**TASK STATEMENT:** Return, without pictures, the lines from the start of the data through the one that contains "2, 2, 2, 23];".
--- START ---
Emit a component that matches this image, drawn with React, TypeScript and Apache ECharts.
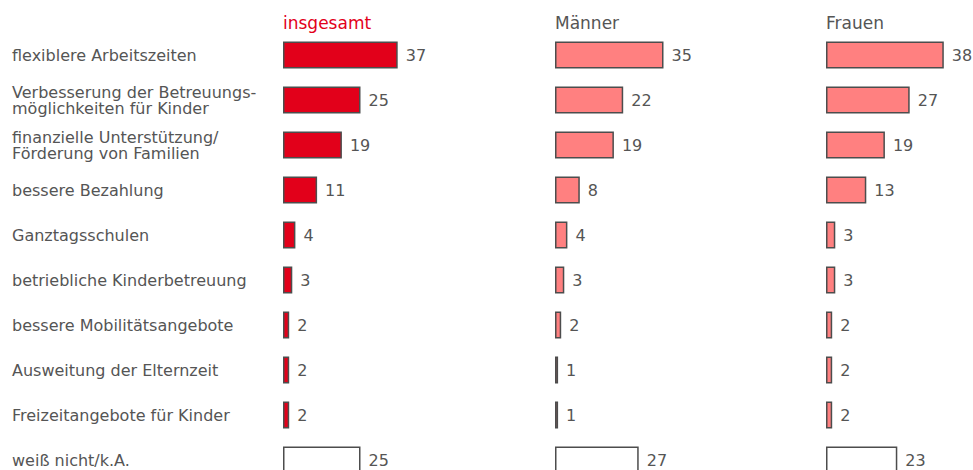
import React, { useEffect, useRef } from "react";
import * as echarts from "echarts";

const categories = [
  "flexiblere Arbeitszeiten",
  "Verbesserung der Betreuungs-\nmöglichkeiten für Kinder",
  "finanzielle Unterstützung/\nFörderung von Familien",
  "bessere Bezahlung",
  "Ganztagsschulen",
  "betriebliche Kinderbetreuung",
  "bessere Mobilitätsangebote",
  "Ausweitung der Elternzeit",
  "Freizeitangebote für Kinder",
  "weiß nicht/k.A.",
];

const groupTitles = ["insgesamt", "Männer", "Frauen"];
const insgesamt = [37, 25, 19, 11, 4, 3, 2, 2, 2, 25];
const maenner = [35, 22, 19, 8, 4, 3, 2, 1, 1, 27];
const frauen = [38, 27, 19, 13, 3, 3, 2, 2, 2, 23];

const FONT = '"DejaVu Sans", Verdana, sans-serif';
const TEXT = "#555555";

export default function App() {
  const ref = useRef<HTMLDivElement>(null);

  useEffect(() => {
    if (!ref.current) return;
    const chart = echarts.init(ref.current, undefined, { renderer: "svg" });
    const lefts = [283, 555, 826];
    const fills = ["#e2001a", "#ff8080", "#ff8080"];
    const seriesData = [insgesamt, maenner, frauen];
    const top = 32.5;
    const height = 45 * categories.length;

    const grids = lefts.map((l) => ({ left: l, top, width: 124, height }));
    const xAxes = lefts.map((_, i) => ({
      type: "value",
      gridIndex: i,
      min: 0,
      max: 40,
      show: false,
    }));
    const yAxes = lefts.map((_, i) => ({
      type: "category",
      gridIndex: i,
      data: categories,
      inverse: true,
      axisLine: { show: false },
      axisTick: { show: false },
      splitLine: { show: false },
      axisLabel: {
        show: i === 0,
        align: "left",
        margin: 271,
        color: TEXT,
        fontSize: 16,
        lineHeight: 16,
        fontFamily: FONT,
      },
    }));
    const series = seriesData.map((vals, i) => ({
      type: "bar",
      xAxisIndex: i,
      yAxisIndex: i,
      barWidth: 27,
      data: vals.map((v, j) => ({
        value: v,
        itemStyle: {
          color: j === vals.length - 1 ? "#ffffff" : fills[i],
        },
      })),
      itemStyle: { borderColor: "#4d4d4d", borderWidth: 1.5 },
      label: {
        show: true,
        position: "right",
        distance: 8,
        color: TEXT,
        fontSize: 16,
        fontFamily: FONT,
      },
    }));
    const graphic = groupTitles.map((t, i) => ({
      type: "text",
      x: lefts[i],
      y: 22.5,
      style: {
        text: t,
        fill: i === 0 ? "#e2001a" : TEXT,
        fontSize: 17,
        fontFamily: FONT,
        verticalAlign: "middle",
        align: "left",
      },
    }));

    chart.setOption({
      animation: false,
      backgroundColor: "#ffffff",
      grid: grids,
      xAxis: xAxes,
      yAxis: yAxes,
      series,
      graphic,
    } as any);
    return () => chart.dispose();
  }, []);

  return (
    <div
      ref={ref}
      style={{ position: "fixed", left: 0, top: 0, width: 973, height: 500 }}
    />
  );
}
--- END ---
**WRITTEN REPLY:**
Emit a component that matches this image, drawn with React, TypeScript and Apache ECharts.
import React, { useEffect, useRef } from "react";
import * as echarts from "echarts";

const categories = [
  "flexiblere Arbeitszeiten",
  "Verbesserung der Betreuungs-\nmöglichkeiten für Kinder",
  "finanzielle Unterstützung/\nFörderung von Familien",
  "bessere Bezahlung",
  "Ganztagsschulen",
  "betriebliche Kinderbetreuung",
  "bessere Mobilitätsangebote",
  "Ausweitung der Elternzeit",
  "Freizeitangebote für Kinder",
  "weiß nicht/k.A.",
];

const groupTitles = ["insgesamt", "Männer", "Frauen"];
const insgesamt = [37, 25, 19, 11, 4, 3, 2, 2, 2, 25];
const maenner = [35, 22, 19, 8, 4, 3, 2, 1, 1, 27];
const frauen = [38, 27, 19, 13, 3, 3, 2, 2, 2, 23];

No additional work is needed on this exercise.